My kids’ athletic skills are not the only things that they have been showing off. Anthem has a pretty keen mind and has great radar for picking things up. In the same trip out to the job site, we were patiently waiting for lumber, sitting in the shade during the record setting heat wave of this summer. Anthem turned and looked at me, saying “Whew! It’s hot out here! I’m sweatin’ like a pig!” She must have picked that one up from a movie. My all time favorite display of understanding this week was when I was in the other room, getting ready to leave and I overheard Anthem say “Daddy, my attitude stinks sometimes.” After having a challenging week of wondering whether or not my children have hearing problems or I am not being clear enough, there was a bright window of hope that opened. Of course, there was a glimpse of that earlier in the week, when Anthem told Tristen to stop doing something because it was irritating her. For a four year old, her diction is very impressive. Not only that, but she definitely gets an A on verbal application. I wish the same application was dedicated to listening.

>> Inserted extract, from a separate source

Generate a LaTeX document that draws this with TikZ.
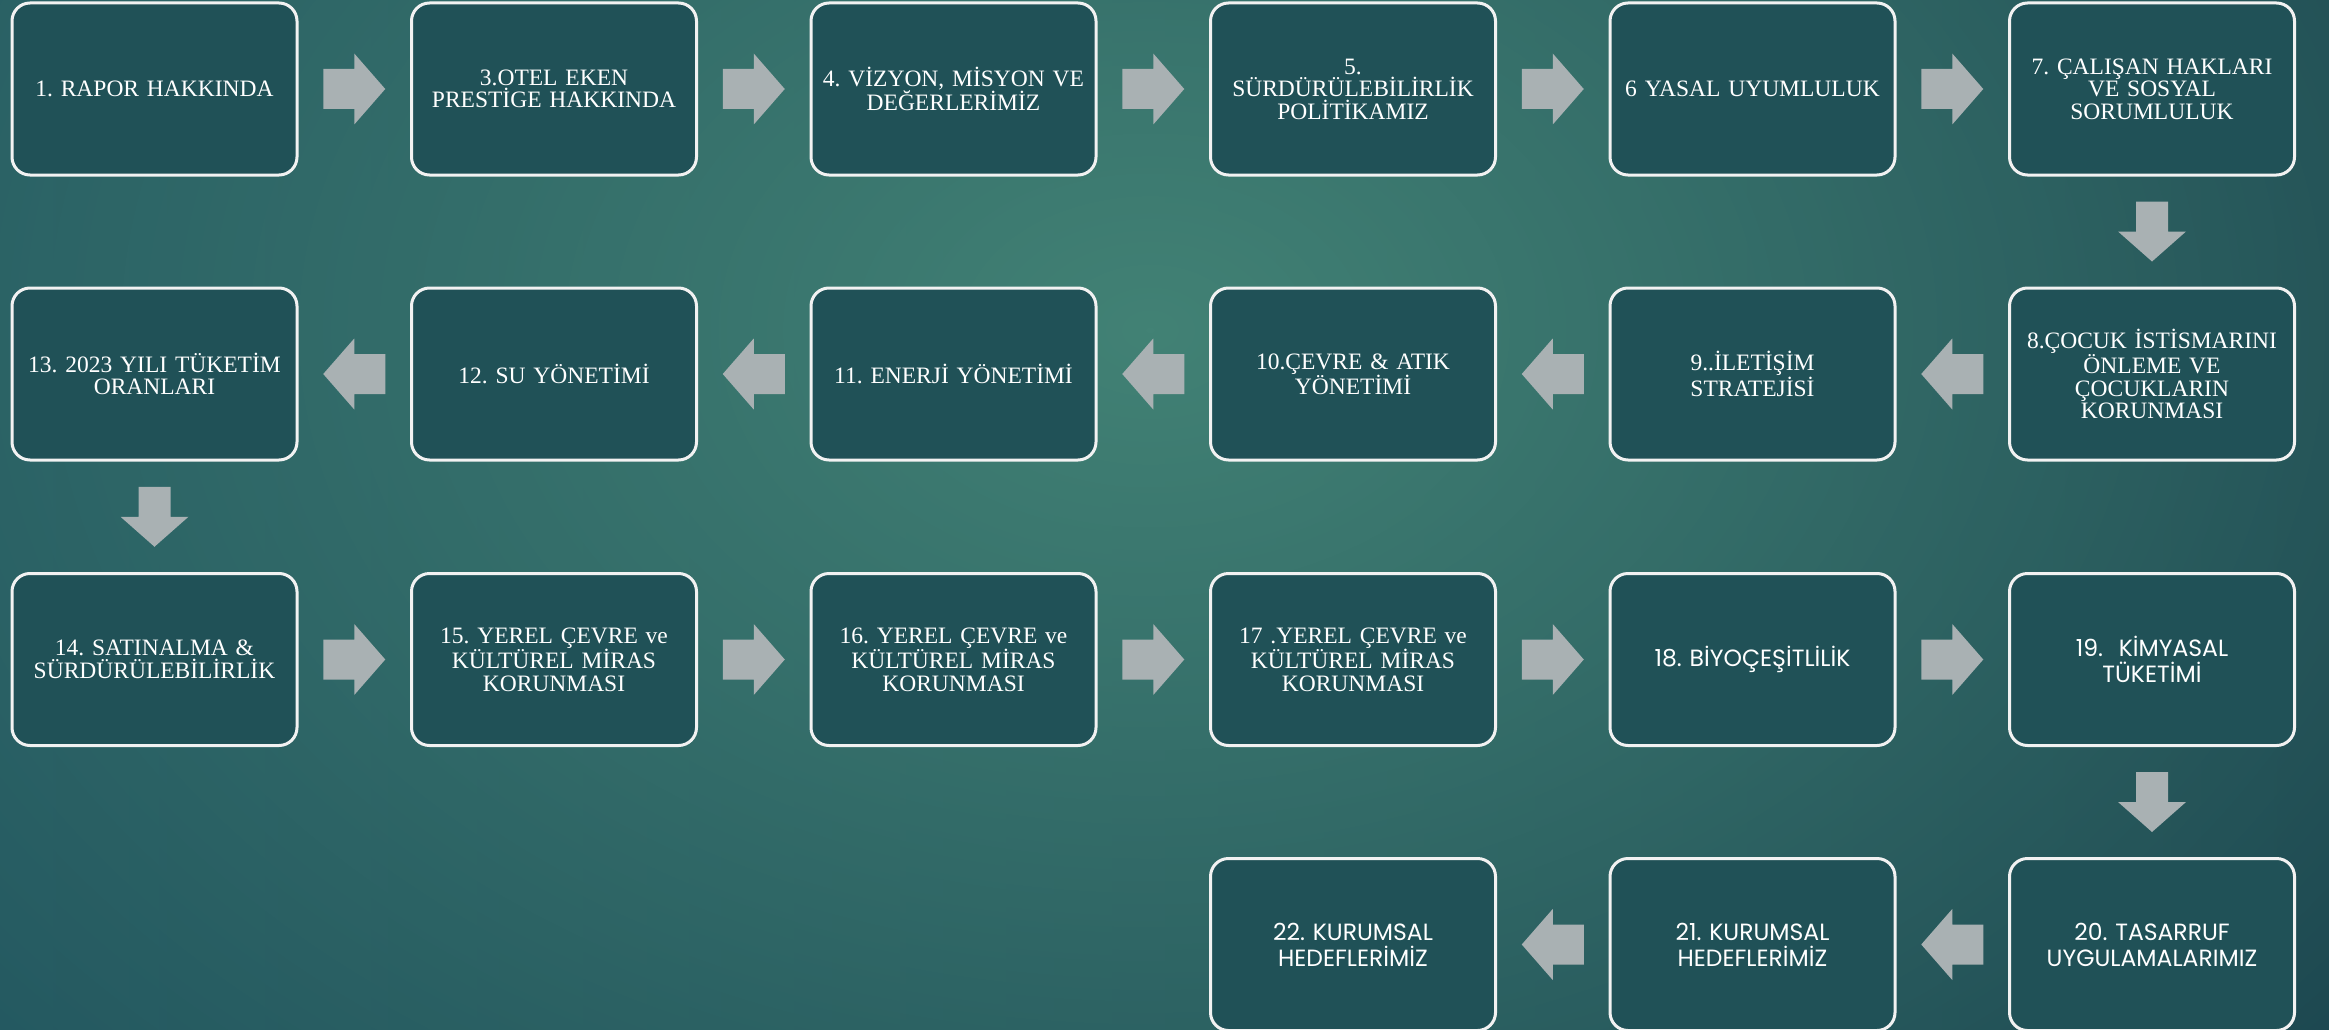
\documentclass[tikz,border=0pt]{standalone}
\usepackage{fontspec}
\setmainfont{Liberation Serif}
\newfontfamily\gothic{Poppins}
\usetikzlibrary{calc,fadings}
\definecolor{bgleft}{HTML}{1A4B5A}
\definecolor{bgright}{HTML}{113545}
\definecolor{bglight}{HTML}{428275}
\definecolor{boxfill}{HTML}{205157}
\definecolor{arrowfill}{HTML}{A9B1B3}
\definecolor{boxline}{HTML}{F2F2F2}
\tikzfading[name=glowfade, inner color=transparent!0, outer color=transparent!100]
\begin{document}
\frenchspacing
\begin{tikzpicture}[x=1pt,y=-1pt,
  box/.style={draw=boxline, line width=3pt, fill=boxfill, rounded corners=18pt,
    minimum width=285pt, minimum height=172pt, text width=280pt, align=center,
    text=white, inner sep=0pt, font=\frenchspacing\fontsize{23.5}{22.5}\selectfont},
  gbox/.style={box, font=\frenchspacing\gothic\fontsize{23.5}{26}\selectfont},
  rarrow/.pic={\fill[arrowfill] (-31,-20) -- (0,-20) -- (0,-35.5) -- (31,0) -- (0,35.5) -- (0,20) -- (-31,20) -- cycle;},
  darrow/.pic={\fill[arrowfill] (-16,-30) -- (16,-30) -- (16,0) -- (34,0) -- (0,30) -- (-34,0) -- (-16,0) -- cycle;}
]
\useasboundingbox (0,0) rectangle (2329,1030);
\begin{scope}
  \clip (0,0) rectangle (2329,1030);
  \shade[left color=bgleft, right color=bgright] (0,0) rectangle (2329,1030);
  \fill[bglight, path fading=glowfade] (1150,330) ellipse [x radius=2050, y radius=1450];
\end{scope}

% row 1
\node[box] (b1) at (154.5,89) {1. RAPOR HAKKINDA};
\node[box] (b3) at (554,89) {3.OTEL EKEN\\PRESTİGE HAKKINDA};
\node[box] (b4) at (953.5,89) {4. VİZYON, MİSYON VE\\DEĞERLERİMİZ};
\node[box] (b5) at (1353,89) {5.\\SÜRDÜRÜLEBİLİRLİK\\POLİTİKAMIZ};
\node[box] (b6) at (1752.5,89) {6 YASAL UYUMLULUK};
\node[box] (b7) at (2152,89) {7. ÇALIŞAN HAKLARI\\VE SOSYAL\\SORUMLULUK};
% row 2
\node[box] (b13) at (154.5,374) {13. 2023 YILI TÜKETİM\\ORANLARI};
\node[box] (b12) at (554,374) {12. SU YÖNETİMİ};
\node[box] (b11) at (953.5,374) {11. ENERJİ YÖNETİMİ};
\node[box] (b10) at (1353,374) {10.ÇEVRE \& ATIK\\YÖNETİMİ};
\node[box] (b9) at (1752.5,374) {9..İLETİŞİM\\STRATEJİSİ};
\node[box] (b8) at (2152,374) {8.ÇOCUK İSTİSMARINI\\ÖNLEME VE\\ÇOCUKLARIN\\KORUNMASI};
% row 3
\node[box] (b14) at (154.5,659.5) {14. SATINALMA \&\\SÜRDÜRÜLEBİLİRLİK};
\node[box] (b15) at (554,659.5) {15. YEREL ÇEVRE ve\\KÜLTÜREL MİRAS\\KORUNMASI};
\node[box] (b16) at (953.5,659.5) {16. YEREL ÇEVRE ve\\KÜLTÜREL MİRAS\\KORUNMASI};
\node[box] (b17) at (1353,659.5) {17 .YEREL ÇEVRE ve\\KÜLTÜREL MİRAS\\KORUNMASI};
\node[gbox] (b18) at (1752.5,659.5) {18. BİYOÇEŞİTLİLİK};
\node[gbox] (b19) at (2152,659.5) {19.~~KİMYASAL\\TÜKETİMİ};
% row 4
\node[gbox] (b22) at (1353,944.5) {22. KURUMSAL\\HEDEFLERİMİZ};
\node[gbox] (b21) at (1752.5,944.5) {21. KURUMSAL\\HEDEFLERİMİZ};
\node[gbox] (b20) at (2152,944.5) {20. TASARRUF\\UYGULAMALARIMIZ};

% arrows
\pic at ($(b1.east)!0.5!(b3.west)$) {rarrow};
\pic at ($(b3.east)!0.5!(b4.west)$) {rarrow};
\pic at ($(b4.east)!0.5!(b5.west)$) {rarrow};
\pic at ($(b5.east)!0.5!(b6.west)$) {rarrow};
\pic at ($(b6.east)!0.5!(b7.west)$) {rarrow};
\pic at ($(b7.south)!0.5!(b8.north)$) {darrow};
\pic[rotate=180] at ($(b8.west)!0.5!(b9.east)$) {rarrow};
\pic[rotate=180] at ($(b9.west)!0.5!(b10.east)$) {rarrow};
\pic[rotate=180] at ($(b10.west)!0.5!(b11.east)$) {rarrow};
\pic[rotate=180] at ($(b11.west)!0.5!(b12.east)$) {rarrow};
\pic[rotate=180] at ($(b12.west)!0.5!(b13.east)$) {rarrow};
\pic at ($(b13.south)!0.5!(b14.north)$) {darrow};
\pic at ($(b14.east)!0.5!(b15.west)$) {rarrow};
\pic at ($(b15.east)!0.5!(b16.west)$) {rarrow};
\pic at ($(b16.east)!0.5!(b17.west)$) {rarrow};
\pic at ($(b17.east)!0.5!(b18.west)$) {rarrow};
\pic at ($(b18.east)!0.5!(b19.west)$) {rarrow};
\pic at ($(b19.south)!0.5!(b20.north)$) {darrow};
\pic[rotate=180] at ($(b20.west)!0.5!(b21.east)$) {rarrow};
\pic[rotate=180] at ($(b21.west)!0.5!(b22.east)$) {rarrow};
\end{tikzpicture}
\end{document}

Tristen, on the other hand, is still learning to master the art of parroting. She’s got a couple of phrases that are down really well. Try not snorting when your two-year-old turns to you with a twinkle in her eye and starts counting, “1…2…3…” then asks “Do you want a spanking?” or I really found this one funny, “You want a whoopin?” I am guilty of threatening the first one, but I am not quite sure where the second one came from. Tristen’s best phrase right now is one that will forever be dear to my heart. My kids’ John Deere wagon is one of their most prized possessions. It is only natural that it would be used as a reference point in Tristen’s ever expanding vocabulary. The other day, Wayne called her a ragamuffin. Immediately, she turned around and looked him in the eye and said adamantly in her little Tristen voice, “I not a wagon muffin, I TISTEN!”

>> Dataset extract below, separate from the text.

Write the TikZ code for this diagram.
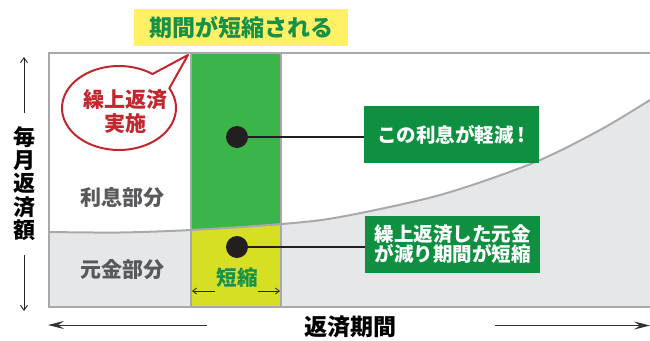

As I have faced all of these challenges in a week, I am much more thankful that I have great parents that are still alive to tell me that I turned out okay and that they are proud of me. I keep telling myself that's why it is worth all of the insanity. That one day, the child with incredible obstinacy and an obvious hearing problem, will be a mother just like myself and my mother, with incredible wit. I will be able to offer complete sympathy and comfort in my ultimate wisdom of all things. They provide living proof I will make it. I will most likely have an even greater cultivated sense of humor in addition to tons of lovely examples to pass on to my children one day when they face similar trials.